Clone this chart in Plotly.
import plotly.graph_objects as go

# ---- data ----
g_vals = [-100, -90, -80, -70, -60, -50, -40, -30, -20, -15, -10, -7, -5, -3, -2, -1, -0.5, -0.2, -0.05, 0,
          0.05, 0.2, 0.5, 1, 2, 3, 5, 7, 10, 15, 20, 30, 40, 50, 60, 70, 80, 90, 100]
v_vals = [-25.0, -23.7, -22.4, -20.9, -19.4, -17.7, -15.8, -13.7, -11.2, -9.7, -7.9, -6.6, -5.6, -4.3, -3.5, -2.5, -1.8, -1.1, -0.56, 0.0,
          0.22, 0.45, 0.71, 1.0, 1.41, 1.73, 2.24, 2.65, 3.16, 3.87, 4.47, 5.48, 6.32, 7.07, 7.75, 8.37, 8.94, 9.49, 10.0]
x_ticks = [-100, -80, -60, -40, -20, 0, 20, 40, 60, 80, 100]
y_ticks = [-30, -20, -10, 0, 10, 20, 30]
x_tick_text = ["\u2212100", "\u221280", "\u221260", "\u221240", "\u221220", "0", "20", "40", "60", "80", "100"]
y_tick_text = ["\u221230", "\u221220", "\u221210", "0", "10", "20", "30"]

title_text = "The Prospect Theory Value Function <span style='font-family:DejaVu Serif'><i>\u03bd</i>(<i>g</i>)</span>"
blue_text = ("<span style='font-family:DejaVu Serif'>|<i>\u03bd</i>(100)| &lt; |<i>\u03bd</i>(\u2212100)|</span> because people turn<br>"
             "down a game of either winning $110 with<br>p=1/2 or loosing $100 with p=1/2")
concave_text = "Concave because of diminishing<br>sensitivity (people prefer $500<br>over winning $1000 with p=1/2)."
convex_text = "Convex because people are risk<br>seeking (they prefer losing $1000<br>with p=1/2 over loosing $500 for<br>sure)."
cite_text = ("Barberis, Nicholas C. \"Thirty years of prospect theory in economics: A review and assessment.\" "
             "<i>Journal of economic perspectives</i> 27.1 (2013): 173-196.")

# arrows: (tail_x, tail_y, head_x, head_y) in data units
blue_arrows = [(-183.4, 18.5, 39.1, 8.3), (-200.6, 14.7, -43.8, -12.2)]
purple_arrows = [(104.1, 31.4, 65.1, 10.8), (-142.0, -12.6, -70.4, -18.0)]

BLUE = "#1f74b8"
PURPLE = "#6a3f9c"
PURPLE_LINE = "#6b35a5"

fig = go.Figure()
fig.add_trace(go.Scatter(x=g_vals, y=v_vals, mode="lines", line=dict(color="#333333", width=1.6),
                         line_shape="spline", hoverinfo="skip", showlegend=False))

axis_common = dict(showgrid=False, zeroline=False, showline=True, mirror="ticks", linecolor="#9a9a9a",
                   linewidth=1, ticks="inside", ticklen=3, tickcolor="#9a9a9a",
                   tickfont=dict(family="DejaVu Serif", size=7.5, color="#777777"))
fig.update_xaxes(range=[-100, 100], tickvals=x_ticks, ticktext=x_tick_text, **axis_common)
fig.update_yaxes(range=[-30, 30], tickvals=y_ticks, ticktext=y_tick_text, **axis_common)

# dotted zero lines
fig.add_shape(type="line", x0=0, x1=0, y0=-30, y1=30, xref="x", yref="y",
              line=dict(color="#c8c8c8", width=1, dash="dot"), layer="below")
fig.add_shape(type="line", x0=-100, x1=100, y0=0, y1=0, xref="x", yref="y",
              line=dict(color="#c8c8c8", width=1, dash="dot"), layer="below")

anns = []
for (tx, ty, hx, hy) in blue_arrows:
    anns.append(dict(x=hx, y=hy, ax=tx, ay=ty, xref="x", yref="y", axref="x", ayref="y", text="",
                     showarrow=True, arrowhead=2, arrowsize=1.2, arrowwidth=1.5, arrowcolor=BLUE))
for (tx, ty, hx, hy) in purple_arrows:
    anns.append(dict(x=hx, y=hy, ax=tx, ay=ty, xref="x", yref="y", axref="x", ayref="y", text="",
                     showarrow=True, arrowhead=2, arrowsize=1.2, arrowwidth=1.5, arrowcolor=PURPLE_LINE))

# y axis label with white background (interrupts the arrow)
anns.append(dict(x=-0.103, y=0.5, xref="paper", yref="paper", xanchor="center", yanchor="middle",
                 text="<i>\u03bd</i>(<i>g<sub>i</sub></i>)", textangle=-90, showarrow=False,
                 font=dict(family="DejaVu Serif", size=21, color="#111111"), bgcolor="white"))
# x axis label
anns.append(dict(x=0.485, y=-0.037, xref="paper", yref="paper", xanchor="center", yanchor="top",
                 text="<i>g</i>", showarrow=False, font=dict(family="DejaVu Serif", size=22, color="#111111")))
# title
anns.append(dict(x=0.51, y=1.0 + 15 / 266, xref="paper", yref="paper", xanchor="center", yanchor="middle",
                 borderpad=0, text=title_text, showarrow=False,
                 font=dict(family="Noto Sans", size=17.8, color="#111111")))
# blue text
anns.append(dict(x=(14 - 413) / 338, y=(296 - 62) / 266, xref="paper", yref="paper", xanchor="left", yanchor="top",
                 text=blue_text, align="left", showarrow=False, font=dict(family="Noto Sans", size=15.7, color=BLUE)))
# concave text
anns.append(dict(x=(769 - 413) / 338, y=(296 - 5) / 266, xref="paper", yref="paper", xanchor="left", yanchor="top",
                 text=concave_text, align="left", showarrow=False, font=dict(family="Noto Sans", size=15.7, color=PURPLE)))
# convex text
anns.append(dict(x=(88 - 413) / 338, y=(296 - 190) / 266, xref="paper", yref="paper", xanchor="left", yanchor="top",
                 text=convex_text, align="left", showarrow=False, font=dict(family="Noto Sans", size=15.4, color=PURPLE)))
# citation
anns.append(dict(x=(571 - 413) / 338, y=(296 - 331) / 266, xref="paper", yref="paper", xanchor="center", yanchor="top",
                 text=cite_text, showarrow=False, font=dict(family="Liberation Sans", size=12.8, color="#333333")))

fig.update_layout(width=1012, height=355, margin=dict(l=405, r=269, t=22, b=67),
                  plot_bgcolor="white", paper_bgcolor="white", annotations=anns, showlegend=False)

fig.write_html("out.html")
...
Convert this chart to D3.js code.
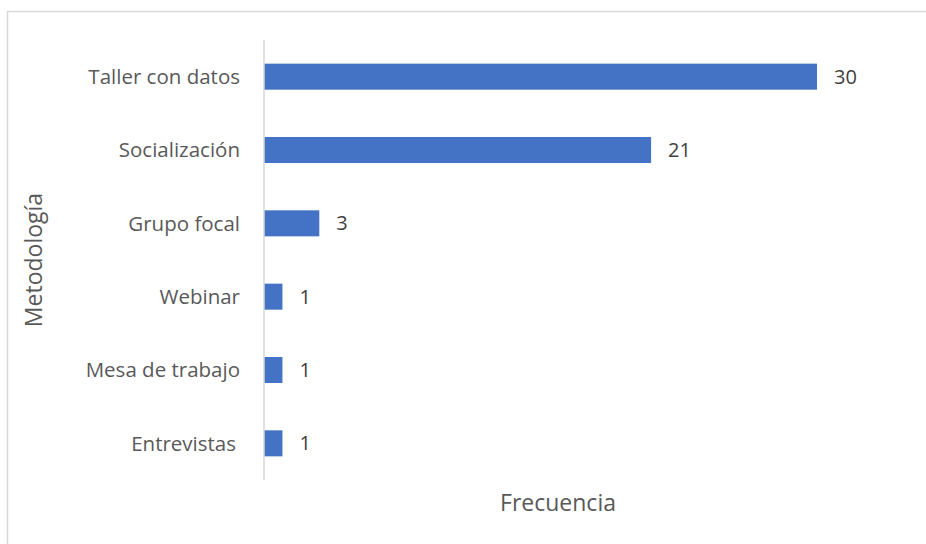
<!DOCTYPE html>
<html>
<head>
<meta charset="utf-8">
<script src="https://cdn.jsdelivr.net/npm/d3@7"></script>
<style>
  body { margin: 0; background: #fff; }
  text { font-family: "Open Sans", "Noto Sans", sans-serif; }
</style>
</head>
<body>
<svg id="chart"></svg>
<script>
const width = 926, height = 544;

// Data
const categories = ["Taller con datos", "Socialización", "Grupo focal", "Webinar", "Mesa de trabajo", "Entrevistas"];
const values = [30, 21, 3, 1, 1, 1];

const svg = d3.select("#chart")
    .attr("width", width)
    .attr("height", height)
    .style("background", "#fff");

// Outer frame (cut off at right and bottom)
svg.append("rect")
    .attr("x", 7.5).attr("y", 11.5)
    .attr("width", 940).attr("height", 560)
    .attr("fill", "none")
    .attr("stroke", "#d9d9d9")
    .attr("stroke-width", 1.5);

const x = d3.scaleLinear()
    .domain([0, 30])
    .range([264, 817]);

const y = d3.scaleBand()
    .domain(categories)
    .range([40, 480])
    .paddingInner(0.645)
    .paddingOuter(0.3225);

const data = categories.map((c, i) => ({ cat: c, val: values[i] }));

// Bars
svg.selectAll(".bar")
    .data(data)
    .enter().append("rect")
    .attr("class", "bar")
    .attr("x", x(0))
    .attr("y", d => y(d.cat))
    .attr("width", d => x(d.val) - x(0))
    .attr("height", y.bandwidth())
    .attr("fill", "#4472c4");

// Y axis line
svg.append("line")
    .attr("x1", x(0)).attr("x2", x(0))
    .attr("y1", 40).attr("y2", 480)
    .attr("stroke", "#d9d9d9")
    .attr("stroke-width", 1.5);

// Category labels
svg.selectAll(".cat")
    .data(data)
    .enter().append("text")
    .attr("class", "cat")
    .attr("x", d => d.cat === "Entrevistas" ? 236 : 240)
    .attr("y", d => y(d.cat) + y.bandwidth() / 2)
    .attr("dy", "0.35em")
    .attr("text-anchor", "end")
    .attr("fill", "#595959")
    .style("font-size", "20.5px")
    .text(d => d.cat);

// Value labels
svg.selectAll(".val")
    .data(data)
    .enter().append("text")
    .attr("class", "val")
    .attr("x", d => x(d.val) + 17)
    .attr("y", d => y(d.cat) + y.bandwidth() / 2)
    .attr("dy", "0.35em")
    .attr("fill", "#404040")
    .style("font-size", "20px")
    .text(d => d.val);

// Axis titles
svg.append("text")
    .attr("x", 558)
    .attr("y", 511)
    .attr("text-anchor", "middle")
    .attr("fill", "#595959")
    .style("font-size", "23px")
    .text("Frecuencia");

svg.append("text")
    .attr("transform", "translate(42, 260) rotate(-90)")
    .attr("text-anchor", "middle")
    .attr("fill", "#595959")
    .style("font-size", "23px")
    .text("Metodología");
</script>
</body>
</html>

- _Work instructions_
Print the lines from the line with "Clone this chart in Plotly." to the line with "import plotly.graph_objects as go" exactly, and print nothing else. Both of those lines are included.

- _Completed exercise_
Clone this chart in Plotly.
import plotly.graph_objects as go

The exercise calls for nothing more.